Heterotrophic nitrification-aerobic denitrification（HN-AD） bacteria have attracted significant attention due to their high tolerance for ammonia nitrogen, efficient ammonia nitrogen degradation capabilities, and strong environmental adaptability in removing nitrogen contaminants from residential and industrial wastewater. This study aimed to investigate the ammonia nitrogen degradation characteristics of a novel HN-AD strain with superior ammonia nitrogen degradation capacity, providing a foundation for optimizing the ammonia nitrogen degradation processes in wastewater treatment facilities. The ammonia nitrogen degradation ability of Paracoccus sp.

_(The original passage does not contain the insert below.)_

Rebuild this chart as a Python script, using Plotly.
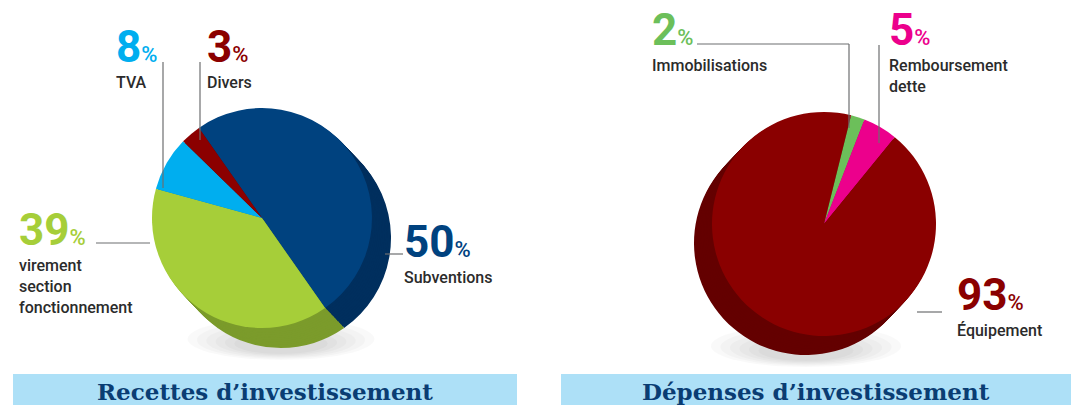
import plotly.graph_objects as go

W, H = 1071, 405

# ---- data ----
rec_labels = ["Subventions", "virement section fonctionnement", "TVA", "Divers"]
rec_values = [50, 39, 8, 3]
rec_colors = ["#00427f", "#a6ce39", "#00aeef", "#8b0000"]
rec_side = ["#002f5e", "#7b9b2b", "#0083b5", "#5a0000"]

dep_labels = ["Immobilisations", "Remboursement dette", "Équipement"]
dep_values = [2, 5, 93]
dep_colors = ["#6cbf5a", "#ec008c", "#8a0000"]
dep_side = ["#4a8f3c", "#ad0068", "#640000"]

rec_title = "Recettes d’investissement"
dep_title = "Dépenses d’investissement"

NUM_FONT = "Roboto, Liberation Sans, sans-serif"
LAB_FONT = "Roboto, Liberation Sans, sans-serif"


def px(x):
    return x / W


def py(y):
    return 1 - y / H


def domain(cx, cy, r):
    return dict(x=[px(cx - r), px(cx + r)], y=[py(cy + r), py(cy - r)])


fig = go.Figure()
shapes = []
annotations = []


def add_pie(labels, values, colors, sides, cx, cy, r, dx, dy, rotation):
    # soft drop shadow below the pie
    for k in [1.0, 0.9, 0.8, 0.7, 0.6, 0.5]:
        shapes.append(dict(type="circle", xref="paper", yref="paper", layer="below",
                           x0=px(cx + dx - r * 0.85 * k), x1=px(cx + dx + r * 0.85 * k),
                           y0=py(cy + dy + r + 12 * k), y1=py(cy + dy + r - 30 * k),
                           fillcolor="rgba(0,0,0,0.022)", line=dict(width=0)))
    n = 12
    for i in range(n, 0, -1):
        f = i / n
        fig.add_trace(go.Pie(
            labels=labels, values=values, sort=False, direction="clockwise",
            rotation=rotation, textinfo="none", hoverinfo="skip", showlegend=False,
            marker=dict(colors=sides, line=dict(width=0)),
            domain=domain(cx + dx * f, cy + dy * f, r),
        ))
    fig.add_trace(go.Pie(
        labels=labels, values=values, sort=False, direction="clockwise",
        rotation=rotation, textinfo="none", showlegend=False,
        marker=dict(colors=colors, line=dict(width=0)),
        domain=domain(cx, cy, r),
    ))


add_pie(rec_labels, rec_values, rec_colors, rec_side, 262, 218, 110, 19, 20, -35)
add_pie(dep_labels, dep_values, dep_colors, dep_side, 824, 224, 112, -18, 19, 14)


def line(x0, y0, x1, y1):
    shapes.append(dict(type="line", xref="paper", yref="paper",
                       x0=px(x0), y0=py(y0), x1=px(x1), y1=py(y1),
                       line=dict(color="#6d6e70", width=1.2)))


def label(x, ybase, value, color, text):
    # ybase: baseline of the big number (pixels from top)
    annotations.append(dict(
        xref="paper", yref="paper", x=px(x - 3), y=py(ybase + 10), xanchor="left", yanchor="bottom",
        showarrow=False, align="left",
        text=f"<b>{value}</b><span style='font-size:22px;font-weight:500'>%</span>",
        font=dict(family=NUM_FONT, size=44, color=color)))
    annotations.append(dict(
        xref="paper", yref="paper", x=px(x - 3), y=py(ybase + 6), xanchor="left", yanchor="top",
        showarrow=False, align="left",
        text="<br>".join(text.split("|")),
        font=dict(family=LAB_FONT, size=16, color="#2b2b2b", weight=500)))


# left pie labels
label(117, 65, rec_values[2], rec_colors[2], "TVA")
label(208, 65, rec_values[3], rec_colors[3], "Divers")
label(20, 248, rec_values[1], rec_colors[1], "virement|section|fonctionnement")
label(405, 260, rec_values[0], rec_colors[0], "Subventions")
line(163, 62, 163, 188)
line(200, 62, 200, 140)
line(96, 243, 150, 243)
line(385, 254, 403, 254)

# right pie labels
label(653, 48, dep_values[0], dep_colors[0], "Immobilisations")
label(890, 48, dep_values[1], dep_colors[1], "Remboursement|dette")
label(958, 313, dep_values[2], dep_colors[2], "Équipement")
line(697, 44, 849, 44)
line(849, 44, 849, 128)
line(879, 45, 879, 143)
line(917, 312, 942, 312)

# title bars
for x0, x1, t in [(13, 517, rec_title), (561, 1071, dep_title)]:
    shapes.append(dict(type="rect", xref="paper", yref="paper", layer="below",
                       x0=px(x0), x1=px(x1), y0=py(410), y1=py(374),
                       fillcolor="#ade0f7", line=dict(width=0)))
    annotations.append(dict(
        xref="paper", yref="paper", x=px((x0 + x1) / 2), y=py(391),
        xanchor="center", yanchor="middle", showarrow=False,
        text=f"<b>{t}</b>",
        font=dict(family="DejaVu Serif, serif", size=23, color="#0a3d73")))

fig.update_layout(
    width=W, height=H, margin=dict(l=0, r=0, t=0, b=0),
    paper_bgcolor="white", plot_bgcolor="white",
    shapes=shapes, annotations=annotations,
)

fig.write_html("out.html", config={"displayModeBar": False},
               post_script="document.body.style.margin='0';document.body.style.overflow='hidden';")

TD-10 was evaluated under specific conditions: pH 9.0, 28 ℃ and an initial concentration of 100.0 mg/L NH₄⁺, with sodium acetate serving as both the carbon and energy source. The results demonstrated a 100 % degradation rate under these conditions. Whole-genome analysis, functional gene identification, and nitrogen balance studies suggested a potential ammonia degradation pathway: NO₃⁻-N → NO₂⁻-N → NO → N₂O → N₂, and NH₄⁺-N → Gln → Glu. The exceptional ammonia nitrogen degradation efficiency of strain TD-10, combined with its ability to prevent the accumulation of nitrite and nitrate nitrogen, offers a solid theoretical basis for optimizing HN-AD bacteria in the sewage ammonia nitrogen degradation process.